Am Bahnhof Okayama kann man sich noch nicht ganz von der alten Oma trennen und belässt die großen Gleisnummern in Helvetica, während das restliche Alphabet in Frutiger gesetzt ist. Auch diesem Setzer fehlen leider die Grundkenntnisse in Englisch, so dass das arme Komma ohne Leerzeichen danach steht.
Provinz in Japan
Selbst in der Stadt sind die meisten Japaner überhaupt nicht interessiert, was auf den Schildern in lateinischen Buchstaben steht, wie sie aussehen oder gesetzt sind. Denn sie schauen hauptsächlich nur auf die Schriftzeichen, die sie sofort lesen können, klar. Der Rest ist für Ausländer. In der japanischen Provinz sieht man aber sehr selten Ausländer, trotzdem ist alles bestens für sie vorbereitet – das seit Jahren und Jahrzehnten.
Gijukukōkōmae Station der Ōwani-Linie in der Präfektur Aomori. In der Provinz ist Typografie nach wie vor ein Fremdwort. Helvetica? Frutiger? Nie gehört! Hauptsache: Fremde besser informieren.
Aufmerksame Betrachter erkennen schnell an den unattraktiven Schriftarten und ungeschickten Satzarbeiten, wie unbedeutend das lateinische Alphabet für Japaner eigentlich ist. Aber ihnen ist auch klar, dass man den Japanern keine Vorwürfe machen kann. Es gehört nicht wirklich zu ihrer Kultur und man kann auch nicht erwarten, dass sie alles perfekt machen. Vielleicht wollten sie das Alphabet nur irgendwo anwenden, weil es weltgewandt, modern und schick wirkt. In gewisser Weise mag auch eine Art Höflichkeit der Grund sein, denn es ist ja nicht verkehrt, wenn man damit den Reisenden aus dem Ausland bei der Orientierung helfen kann.
Erzwungener Blocksatz
Bei dieser Gelegenheit und anhand des oben dargestellten Bahnhofsschildes möchte ich Ihnen noch kurz erzählen, dass Japanisch seltsamerweise aber häufig im sogenannten erzwungenen Blocksatz gesetzt wird. Und zwar in einer Art und Weise, die die europäischen Typografen auf die Palme bringen würde:
Die Schriftzüge sollen wie dargestellt aufs vorgegebene Layout (im grün gekennzeichneten Bereich) platziert werden. Die Schriftgröße ist für alle Schilder einheitlich festgelegt, und der zweizeilige Text wird jeweils zentriert.
Die Texte sind nimmer exakt lang wie die vorgegebenen Flächen.
Kein Problem. Alles, was nicht in den verfügbaren Platz passt, wird passend gemacht – mit Gewalt. Die verzerrten, verunstalteten Schriften sind dabei zweitrangig.

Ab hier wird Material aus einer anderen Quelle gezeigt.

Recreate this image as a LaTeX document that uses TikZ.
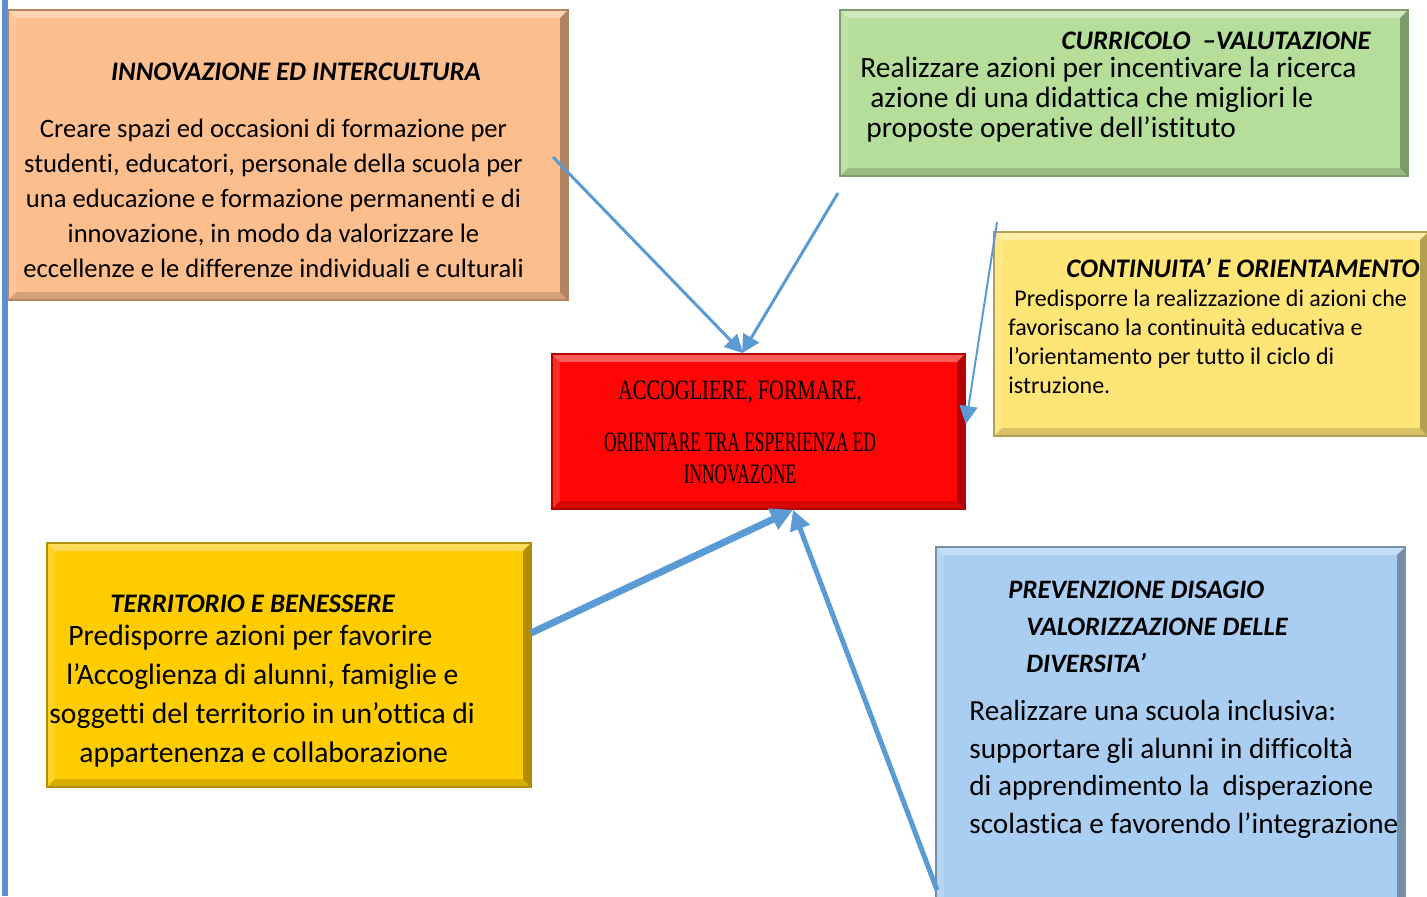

Fertig ist ein hemmungslos erzwungener Blocksatz.
Diese gegenüber den Schriftkünstlern respektlose Vorgehensweise gilt hierzulande als typografisches Tabu (s. unten), in Japan ist sie dagegen gang und gäbe. Auch mir fiel das nicht negativ auf, als ich noch in Japan lebte und die erkenntnisreiche Welt der europäischen Typografie nicht kennenlernte.

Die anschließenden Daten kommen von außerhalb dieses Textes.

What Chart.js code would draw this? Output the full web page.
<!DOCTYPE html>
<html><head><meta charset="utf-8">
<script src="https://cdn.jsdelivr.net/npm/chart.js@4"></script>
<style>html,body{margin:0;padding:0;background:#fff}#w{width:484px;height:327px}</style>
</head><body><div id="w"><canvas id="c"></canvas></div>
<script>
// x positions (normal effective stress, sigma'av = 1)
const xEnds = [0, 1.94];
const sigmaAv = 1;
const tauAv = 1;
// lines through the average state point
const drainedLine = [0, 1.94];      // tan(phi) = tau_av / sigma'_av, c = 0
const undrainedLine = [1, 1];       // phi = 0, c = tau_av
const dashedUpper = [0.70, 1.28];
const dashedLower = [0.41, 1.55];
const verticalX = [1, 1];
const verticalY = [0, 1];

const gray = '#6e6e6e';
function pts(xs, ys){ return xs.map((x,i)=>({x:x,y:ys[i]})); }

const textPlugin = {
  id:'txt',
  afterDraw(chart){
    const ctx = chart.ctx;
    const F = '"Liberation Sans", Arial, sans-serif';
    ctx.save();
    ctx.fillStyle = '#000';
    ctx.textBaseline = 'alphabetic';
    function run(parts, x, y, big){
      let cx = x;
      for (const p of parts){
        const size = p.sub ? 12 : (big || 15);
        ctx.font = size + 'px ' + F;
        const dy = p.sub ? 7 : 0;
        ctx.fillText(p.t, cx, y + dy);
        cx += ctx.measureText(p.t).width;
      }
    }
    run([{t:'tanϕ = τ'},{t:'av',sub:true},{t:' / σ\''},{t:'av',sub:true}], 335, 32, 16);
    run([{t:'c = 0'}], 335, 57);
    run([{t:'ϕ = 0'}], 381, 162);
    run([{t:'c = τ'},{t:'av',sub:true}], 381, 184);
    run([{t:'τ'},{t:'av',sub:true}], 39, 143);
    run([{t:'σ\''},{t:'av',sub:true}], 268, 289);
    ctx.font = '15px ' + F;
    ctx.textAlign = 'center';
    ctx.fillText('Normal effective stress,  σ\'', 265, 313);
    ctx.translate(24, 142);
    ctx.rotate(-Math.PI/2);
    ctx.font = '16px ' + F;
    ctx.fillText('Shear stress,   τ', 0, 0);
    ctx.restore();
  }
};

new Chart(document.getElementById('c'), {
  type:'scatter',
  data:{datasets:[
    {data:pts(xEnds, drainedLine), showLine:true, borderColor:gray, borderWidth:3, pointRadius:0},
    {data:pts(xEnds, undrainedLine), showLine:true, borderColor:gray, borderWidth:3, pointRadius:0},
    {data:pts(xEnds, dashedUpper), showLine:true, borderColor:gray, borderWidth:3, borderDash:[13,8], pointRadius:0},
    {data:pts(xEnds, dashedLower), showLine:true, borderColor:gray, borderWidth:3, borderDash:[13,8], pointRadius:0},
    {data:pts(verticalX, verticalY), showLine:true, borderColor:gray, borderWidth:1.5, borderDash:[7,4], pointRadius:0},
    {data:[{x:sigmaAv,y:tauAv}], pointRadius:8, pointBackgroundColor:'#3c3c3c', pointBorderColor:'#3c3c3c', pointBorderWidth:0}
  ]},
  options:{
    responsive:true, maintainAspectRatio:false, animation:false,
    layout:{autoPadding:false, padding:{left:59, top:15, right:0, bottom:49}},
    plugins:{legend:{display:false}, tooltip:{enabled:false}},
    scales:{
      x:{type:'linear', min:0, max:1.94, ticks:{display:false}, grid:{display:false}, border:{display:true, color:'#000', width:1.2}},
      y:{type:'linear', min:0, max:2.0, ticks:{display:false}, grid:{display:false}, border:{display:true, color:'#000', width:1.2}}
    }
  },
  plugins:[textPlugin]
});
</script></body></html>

Nach dem Studium in Berlin war ich noch eine Zeit lang sehr traurig darüber, dass selbst japanische Grafikdesigner nicht in der Lage sind, lateinische Buchstaben richtig zu setzen. Aber jetzt, wo ich etwas älter geworden bin, finde ich es nicht mehr so schlimm, wie in Japan mit den lateinischen Buchstaben umgegangen wird. Merkwürdige Schriftarten und unbeholfene Satzarbeiten haben doch irgendwo auch ihren eigenen Charme. Eine perfekte Welt kann schon auch sehr langweilig sein.
Für diejenigen, die nicht verstehen, warum das ein Tabu sein soll, ersetze ich die Schriften durch die allseits bekannten Firmenlogos:
Problem erkannt? Ist das schön? Auch eine Schrift soll man immer so verwenden, wie es der Typedesigner vorbestimmt hat.